What I’ll miss most is his voice. I simply can’t bear the idea Gene Wilder’s voice won’t be heard anymore. A warmth hugged his words, how that first syllable quickly crescendoed into existence and the last receded the same way. It played various instruments: He could thunder “YOU GET NOTHING” like an incensed trombone choir, and convince you of that bassoon quack “Fronkensteen.” The guy could literally sing.

His characters always seemed in possession of some winking secret they couldn’t wait to spill. But you had to earn it, you had to ask, you had to go along for his ride. There’s a great story about his portrayal of Willy Wonka. When Wonka, his legend enormous by then, makes his grand entrance, he walks with a cane and a limp. The crowd quiets, all wanting to gain a better look of the man. Had he become a cripple in his old age? Then his cane sticks in the cobblestone and Wonka starts to fall over, but gracefully turns the move into a somersault, popping up smiling, to a round of applause.

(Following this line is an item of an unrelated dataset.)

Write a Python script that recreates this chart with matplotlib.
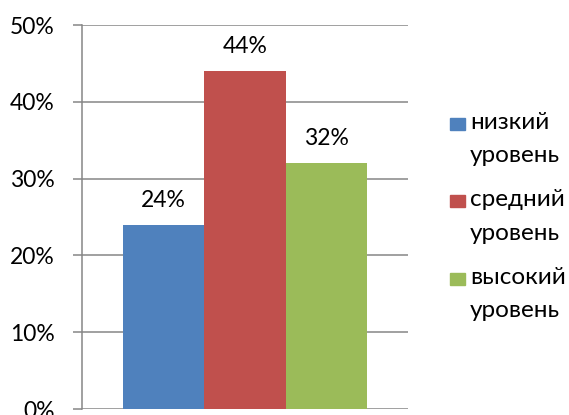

It was Wilder’s idea and his one requirement in accepting the film. When pressed to explain why he said, “Because from that time on, no one will know if I’m lying or telling the truth.”

https://www.youtube.com/watch?v=sz9jc5blzRM

He was such a physical savant in that way. So few comedies deal in that physical realm nowadays, but that discussion is for another time.

Instead, let’s now remember that winking face and his orchestral voice, and how Gene Wilder invented worlds unto himself. Reflecting on his career, you want to know where he came from. Whatever wonderful universe that is, that’s where he’ll hopefully return. But those questions of origin will fade once you see him onscreen again, because Wilder convinced you to join him on whatever adventure his characters were embarking. You always followed. Because more than anything, you wanted to be wherever he was going. It was a world of pure imagination.